>> Begin Listed records

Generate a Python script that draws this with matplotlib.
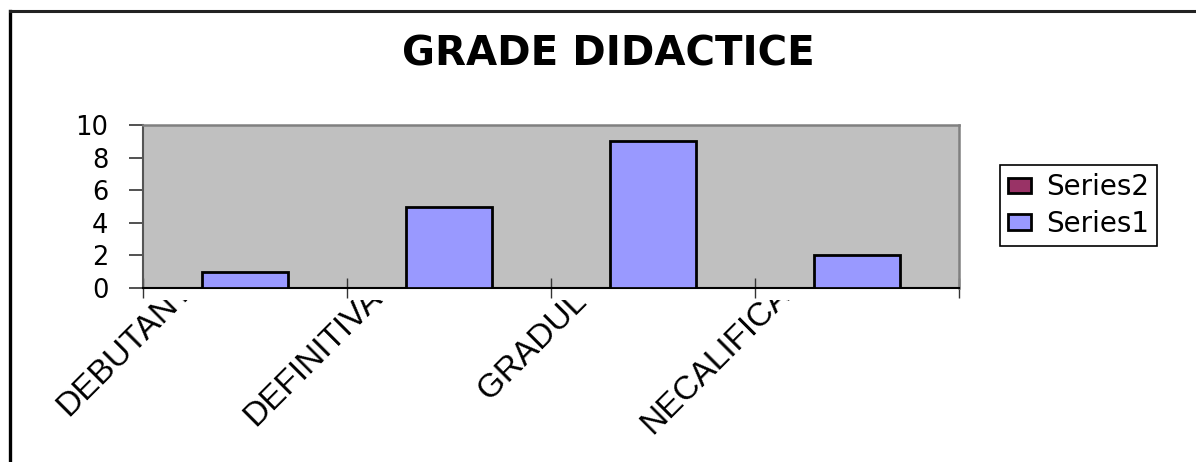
import matplotlib
matplotlib.use("Agg")
import matplotlib.pyplot as plt
from matplotlib.patches import Patch
from matplotlib.lines import Line2D
from matplotlib.transforms import Bbox, TransformedBbox

categories = ["DEBUTANTI", "DEFINITIVATI", "GRADUL I", "NECALIFICATI"]
series1 = [1, 5, 9, 2]
series2 = [0, 0, 0, 0]
yticks = [0, 2, 4, 6, 8, 10]
title = "GRADE DIDACTICE"

W, H = 1196, 462
fig = plt.figure(figsize=(W / 100, H / 100), dpi=100)
fig.patch.set_facecolor("white")

def fx(px):
    return px / W

def fy(py):
    return 1 - py / H

# outer chart frame (left and top edges visible)
fig.add_artist(Line2D([fx(9.5), fx(9.5)], [fy(462), fy(10.5)], transform=fig.transFigure,
                      color="black", lw=2.4))
fig.add_artist(Line2D([fx(9.5), fx(1196)], [fy(10.5), fy(10.5)], transform=fig.transFigure,
                      color="#222222", lw=2.2))

ax = fig.add_axes([fx(143), fy(288), fx(959) - fx(143), fy(125) - fy(288)])
ax.set_facecolor("#C0C0C0")

x = list(range(len(categories)))
ax.bar(x, series2, width=0.42, color="#993366", edgecolor="none", linewidth=0)
ax.bar(x, series1, width=0.42, color="#9999FF", edgecolor="black", linewidth=2.0, zorder=3)

ax.set_xlim(-0.5, len(categories) - 0.5)
ax.set_ylim(0, 10)
ax.set_yticks(yticks)
ax.set_yticklabels([str(v) for v in yticks], fontsize=18.5, family="DejaVu Sans")
ax.tick_params(axis="y", direction="out", length=10, width=1.2, color="#333333", pad=15)
ax.set_xticks([i - 0.5 for i in range(len(categories) + 1)])
ax.set_xticklabels([])
ax.tick_params(axis="x", direction="inout", length=15, width=1.0, color="#333333")

for side in ["top", "right"]:
    ax.spines[side].set_color("#808080")
    ax.spines[side].set_linewidth(1.8)
ax.spines["left"].set_color("#555555")
ax.spines["left"].set_linewidth(1.5)
ax.spines["bottom"].set_color("black")
ax.spines["bottom"].set_linewidth(1.5)

# rotated category labels, clipped just below the axis like the original
clip = TransformedBbox(Bbox([[0, 0], [1, fy(300)]]), fig.transFigure)
starts = [(68, 417), (255, 427), (490, 402), (652, 435)]
for lab, (sx, sy) in zip(categories, starts):
    t = fig.text(fx(sx), fy(sy), lab, rotation=45, rotation_mode="anchor",
                 ha="left", va="baseline", fontsize=24, family="Liberation Sans")
    t.set_clip_box(clip)
    t.set_clip_on(True)

fig.text(fx(608), fy(54), title, ha="center", va="center", fontsize=29,
         fontweight="bold", family="DejaVu Sans")

handles = [Patch(facecolor="#993366", edgecolor="black", linewidth=2.0),
           Patch(facecolor="#9999FF", edgecolor="black", linewidth=2.0)]
leg = fig.legend(handles, ["Series2", "Series1"], loc="upper left",
                 bbox_to_anchor=(fx(1000), fy(165)), bbox_transform=fig.transFigure,
                 borderaxespad=0, frameon=True, fancybox=False, framealpha=1,
                 edgecolor="black", prop={"family": "DejaVu Sans", "size": 20},
                 handlelength=0.8, handleheight=0.5, handletextpad=0.55,
                 labelspacing=0.3, borderpad=0.3)
leg.get_frame().set_linewidth(1.2)

fig.savefig("out.png", dpi=100)
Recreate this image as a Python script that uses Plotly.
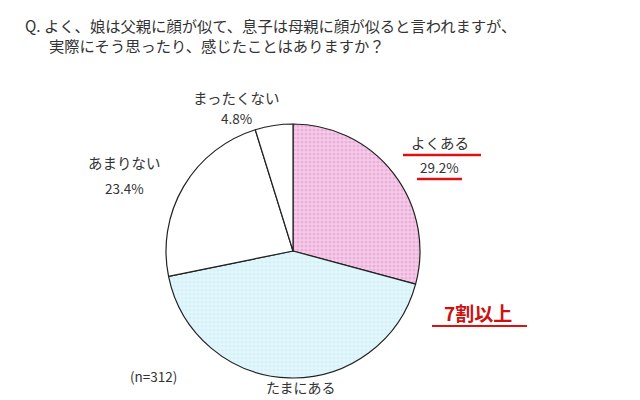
import plotly.graph_objects as go

labels = ["よくある", "たまにある", "あまりない", "まったくない"]
values = [29.2, 42.6, 23.4, 4.8]
fill_colors = ["#f7cdea", "#e2f8fc", "#ffffff", "#ffffff"]
pattern_fg = ["#eab0da", "#d6f2f8", "#ffffff", "#ffffff"]
pattern_shapes = [".", ".", "", ""]

title_lines = ["Q. よく、娘は父親に顔が似て、息子は母親に顔が似ると言われますが、",
               "実際にそう思ったり、感じたことはありますか？"]
n_label = "(n=312)"
callout = "7割以上"

FONT = "Noto Sans CJK JP"
W, H = 640, 400
CX, CY, R = 285, 243, 127

fig = go.Figure(go.Pie(
    labels=labels, values=values, sort=False, direction="clockwise", rotation=0,
    textinfo="none", hoverinfo="label+percent",
    marker=dict(colors=fill_colors, line=dict(color="#222222", width=1.2),
                pattern=dict(shape=pattern_shapes, fgcolor=pattern_fg,
                             bgcolor=fill_colors, size=4, solidity=0.5)),
    domain=dict(x=[(CX - R) / W, (CX + R) / W],
                y=[1 - (CY + R) / H, 1 - (CY - R) / H]),
    showlegend=False,
))

def px(x, y):
    return x / W, 1 - y / H

ann = []
def add_text(text, x, y, size=14, color="#333333", bold=False, xanchor="center"):
    ax, ay = px(x, y)
    t = f"<b>{text}</b>" if bold else text
    ann.append(dict(text=t, x=ax, y=ay, xref="paper", yref="paper", xanchor=xanchor,
                    yanchor="middle", showarrow=False, borderpad=0,
                    font=dict(family=FONT, size=size, color=color)))

add_text(title_lines[0], 16, 17, size=15.3, xanchor="left")
add_text(title_lines[1], 40, 37, size=15.3, xanchor="left")

pct = lambda v: f"{v:.1f}%"
add_text(labels[3], 228, 90, size=14.5)
add_text(pct(values[3]), 228, 110, size=13.5)
add_text(labels[2], 116, 155, size=14.5)
add_text(pct(values[2]), 116, 180, size=13.5)
add_text(labels[0], 432, 134, size=14.5)
add_text(pct(values[0]), 431, 159, size=13.5)
add_text(labels[1], 293, 379, size=14)
add_text(n_label, 145, 368, size=13.5)
add_text(callout, 470, 304, size=19, color="#cc1111", bold=True)

def hline(x0, x1, y, w=2.5):
    a0, b = px(x0, y)
    a1, _ = px(x1, y)
    return dict(type="line", xref="paper", yref="paper", x0=a0, x1=a1, y0=b, y1=b,
                line=dict(color="#dd1111", width=w))

shapes = [hline(395, 473, 147), hline(409, 454, 171), hline(424, 519, 318, 2)]

fig.update_layout(width=W, height=H, margin=dict(l=0, r=0, t=0, b=0),
                  paper_bgcolor="white", plot_bgcolor="white",
                  annotations=ann, shapes=shapes)
fig.write_html("out.html")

>> End Listed records

Review the material and copy each line in which the word "script" appears.

> _Exercise response_:
Generate a Python script that draws this with matplotlib.
Recreate this image as a Python script that uses Plotly.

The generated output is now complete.